### Source excerpt:

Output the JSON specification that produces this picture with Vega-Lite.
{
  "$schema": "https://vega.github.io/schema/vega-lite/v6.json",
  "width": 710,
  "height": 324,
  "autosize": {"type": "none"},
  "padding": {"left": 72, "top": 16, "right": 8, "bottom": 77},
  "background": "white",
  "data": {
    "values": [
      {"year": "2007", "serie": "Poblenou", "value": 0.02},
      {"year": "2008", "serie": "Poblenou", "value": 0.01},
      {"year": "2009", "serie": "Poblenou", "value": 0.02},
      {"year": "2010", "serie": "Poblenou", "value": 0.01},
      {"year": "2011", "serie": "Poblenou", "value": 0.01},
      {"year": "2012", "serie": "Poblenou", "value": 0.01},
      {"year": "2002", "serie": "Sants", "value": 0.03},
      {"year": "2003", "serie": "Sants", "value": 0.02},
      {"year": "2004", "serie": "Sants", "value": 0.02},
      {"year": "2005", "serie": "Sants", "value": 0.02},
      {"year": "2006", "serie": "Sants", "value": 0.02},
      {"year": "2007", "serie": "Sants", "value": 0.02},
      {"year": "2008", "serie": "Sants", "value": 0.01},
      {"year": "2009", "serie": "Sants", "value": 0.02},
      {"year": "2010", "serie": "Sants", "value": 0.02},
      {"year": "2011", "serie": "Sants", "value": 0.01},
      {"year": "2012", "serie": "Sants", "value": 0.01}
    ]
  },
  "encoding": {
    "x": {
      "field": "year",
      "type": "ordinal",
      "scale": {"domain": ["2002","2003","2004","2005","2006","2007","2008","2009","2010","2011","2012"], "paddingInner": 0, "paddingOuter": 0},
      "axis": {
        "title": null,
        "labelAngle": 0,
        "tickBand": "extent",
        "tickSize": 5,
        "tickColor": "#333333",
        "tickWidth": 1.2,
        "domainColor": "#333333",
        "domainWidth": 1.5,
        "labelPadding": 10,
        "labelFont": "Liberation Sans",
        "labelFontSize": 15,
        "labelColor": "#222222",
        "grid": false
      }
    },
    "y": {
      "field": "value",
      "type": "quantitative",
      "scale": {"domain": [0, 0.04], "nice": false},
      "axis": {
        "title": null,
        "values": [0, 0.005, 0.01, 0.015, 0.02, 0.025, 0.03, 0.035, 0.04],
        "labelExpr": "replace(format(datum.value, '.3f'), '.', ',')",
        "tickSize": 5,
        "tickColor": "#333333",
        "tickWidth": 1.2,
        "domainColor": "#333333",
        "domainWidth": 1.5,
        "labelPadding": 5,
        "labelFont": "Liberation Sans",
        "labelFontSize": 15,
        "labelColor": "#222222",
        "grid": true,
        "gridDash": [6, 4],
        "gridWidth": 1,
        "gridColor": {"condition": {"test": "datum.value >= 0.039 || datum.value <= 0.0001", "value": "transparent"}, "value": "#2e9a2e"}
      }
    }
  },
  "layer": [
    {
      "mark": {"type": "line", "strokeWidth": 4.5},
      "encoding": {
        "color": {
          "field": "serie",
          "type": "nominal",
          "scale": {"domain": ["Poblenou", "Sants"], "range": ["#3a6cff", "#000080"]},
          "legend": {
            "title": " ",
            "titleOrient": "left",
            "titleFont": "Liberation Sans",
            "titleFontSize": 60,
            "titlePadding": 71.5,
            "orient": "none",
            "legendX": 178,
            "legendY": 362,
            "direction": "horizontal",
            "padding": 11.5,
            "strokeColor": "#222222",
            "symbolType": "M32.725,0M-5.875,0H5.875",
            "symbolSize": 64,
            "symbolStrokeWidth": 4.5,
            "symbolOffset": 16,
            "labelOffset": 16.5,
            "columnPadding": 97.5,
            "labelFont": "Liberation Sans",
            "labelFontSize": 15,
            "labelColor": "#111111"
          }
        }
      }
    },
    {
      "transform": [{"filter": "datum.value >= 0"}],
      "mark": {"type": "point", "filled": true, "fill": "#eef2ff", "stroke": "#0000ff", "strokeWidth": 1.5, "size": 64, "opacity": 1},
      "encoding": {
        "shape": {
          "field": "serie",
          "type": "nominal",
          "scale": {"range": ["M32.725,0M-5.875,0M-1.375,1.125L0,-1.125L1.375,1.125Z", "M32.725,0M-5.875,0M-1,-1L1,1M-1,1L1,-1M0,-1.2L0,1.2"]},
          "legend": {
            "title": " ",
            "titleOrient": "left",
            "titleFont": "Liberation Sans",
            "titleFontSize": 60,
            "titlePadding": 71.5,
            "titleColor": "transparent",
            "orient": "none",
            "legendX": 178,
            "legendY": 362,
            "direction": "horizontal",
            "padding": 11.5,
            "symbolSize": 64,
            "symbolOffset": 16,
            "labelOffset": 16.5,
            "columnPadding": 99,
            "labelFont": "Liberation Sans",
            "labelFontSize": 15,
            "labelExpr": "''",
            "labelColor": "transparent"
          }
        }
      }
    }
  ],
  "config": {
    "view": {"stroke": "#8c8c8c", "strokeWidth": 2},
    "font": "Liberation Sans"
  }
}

### Exercise:
Repeat the lines above exactly.

### Answer for this exercise:
Output the JSON specification that produces this picture with Vega-Lite.
{
  "$schema": "https://vega.github.io/schema/vega-lite/v6.json",
  "width": 710,
  "height": 324,
  "autosize": {"type": "none"},
  "padding": {"left": 72, "top": 16, "right": 8, "bottom": 77},
  "background": "white",
  "data": {
    "values": [
      {"year": "2007", "serie": "Poblenou", "value": 0.02},
      {"year": "2008", "serie": "Poblenou", "value": 0.01},
      {"year": "2009", "serie": "Poblenou", "value": 0.02},
      {"year": "2010", "serie": "Poblenou", "value": 0.01},
      {"year": "2011", "serie": "Poblenou", "value": 0.01},
      {"year": "2012", "serie": "Poblenou", "value": 0.01},
      {"year": "2002", "serie": "Sants", "value": 0.03},
      {"year": "2003", "serie": "Sants", "value": 0.02},
      {"year": "2004", "serie": "Sants", "value": 0.02},
      {"year": "2005", "serie": "Sants", "value": 0.02},
      {"year": "2006", "serie": "Sants", "value": 0.02},
      {"year": "2007", "serie": "Sants", "value": 0.02},
      {"year": "2008", "serie": "Sants", "value": 0.01},
      {"year": "2009", "serie": "Sants", "value": 0.02},
      {"year": "2010", "serie": "Sants", "value": 0.02},
      {"year": "2011", "serie": "Sants", "value": 0.01},
      {"year": "2012", "serie": "Sants", "value": 0.01}
    ]
  },
  "encoding": {
    "x": {
      "field": "year",
      "type": "ordinal",
      "scale": {"domain": ["2002","2003","2004","2005","2006","2007","2008","2009","2010","2011","2012"], "paddingInner": 0, "paddingOuter": 0},
      "axis": {
        "title": null,
        "labelAngle": 0,
        "tickBand": "extent",
        "tickSize": 5,
        "tickColor": "#333333",
        "tickWidth": 1.2,
        "domainColor": "#333333",
        "domainWidth": 1.5,
        "labelPadding": 10,
        "labelFont": "Liberation Sans",
        "labelFontSize": 15,
        "labelColor": "#222222",
        "grid": false
      }
    },
    "y": {
      "field": "value",
      "type": "quantitative",
      "scale": {"domain": [0, 0.04], "nice": false},
      "axis": {
        "title": null,
        "values": [0, 0.005, 0.01, 0.015, 0.02, 0.025, 0.03, 0.035, 0.04],
        "labelExpr": "replace(format(datum.value, '.3f'), '.', ',')",
        "tickSize": 5,
        "tickColor": "#333333",
        "tickWidth": 1.2,
        "domainColor": "#333333",
        "domainWidth": 1.5,
        "labelPadding": 5,
        "labelFont": "Liberation Sans",
        "labelFontSize": 15,
        "labelColor": "#222222",
        "grid": true,
        "gridDash": [6, 4],
        "gridWidth": 1,
        "gridColor": {"condition": {"test": "datum.value >= 0.039 || datum.value <= 0.0001", "value": "transparent"}, "value": "#2e9a2e"}
      }
    }
  },
  "layer": [
    {
      "mark": {"type": "line", "strokeWidth": 4.5},
      "encoding": {
        "color": {
          "field": "serie",
          "type": "nominal",
          "scale": {"domain": ["Poblenou", "Sants"], "range": ["#3a6cff", "#000080"]},
          "legend": {
            "title": " ",
            "titleOrient": "left",
            "titleFont": "Liberation Sans",
            "titleFontSize": 60,
            "titlePadding": 71.5,
            "orient": "none",
            "legendX": 178,
            "legendY": 362,
            "direction": "horizontal",
            "padding": 11.5,
            "strokeColor": "#222222",
            "symbolType": "M32.725,0M-5.875,0H5.875",
            "symbolSize": 64,
            "symbolStrokeWidth": 4.5,
            "symbolOffset": 16,
            "labelOffset": 16.5,
            "columnPadding": 97.5,
            "labelFont": "Liberation Sans",
            "labelFontSize": 15,
            "labelColor": "#111111"
          }
        }
      }
    },
    {
      "transform": [{"filter": "datum.value >= 0"}],
      "mark": {"type": "point", "filled": true, "fill": "#eef2ff", "stroke": "#0000ff", "strokeWidth": 1.5, "size": 64, "opacity": 1},
      "encoding": {
        "shape": {
          "field": "serie",
          "type": "nominal",
          "scale": {"range": ["M32.725,0M-5.875,0M-1.375,1.125L0,-1.125L1.375,1.125Z", "M32.725,0M-5.875,0M-1,-1L1,1M-1,1L1,-1M0,-1.2L0,1.2"]},
          "legend": {
            "title": " ",
            "titleOrient": "left",
            "titleFont": "Liberation Sans",
            "titleFontSize": 60,
            "titlePadding": 71.5,
            "titleColor": "transparent",
            "orient": "none",
            "legendX": 178,
            "legendY": 362,
            "direction": "horizontal",
            "padding": 11.5,
            "symbolSize": 64,
            "symbolOffset": 16,
            "labelOffset": 16.5,
            "columnPadding": 99,
            "labelFont": "Liberation Sans",
            "labelFontSize": 15,
            "labelExpr": "''",
            "labelColor": "transparent"
          }
        }
      }
    }
  ],
  "config": {
    "view": {"stroke": "#8c8c8c", "strokeWidth": 2},
    "font": "Liberation Sans"
  }
}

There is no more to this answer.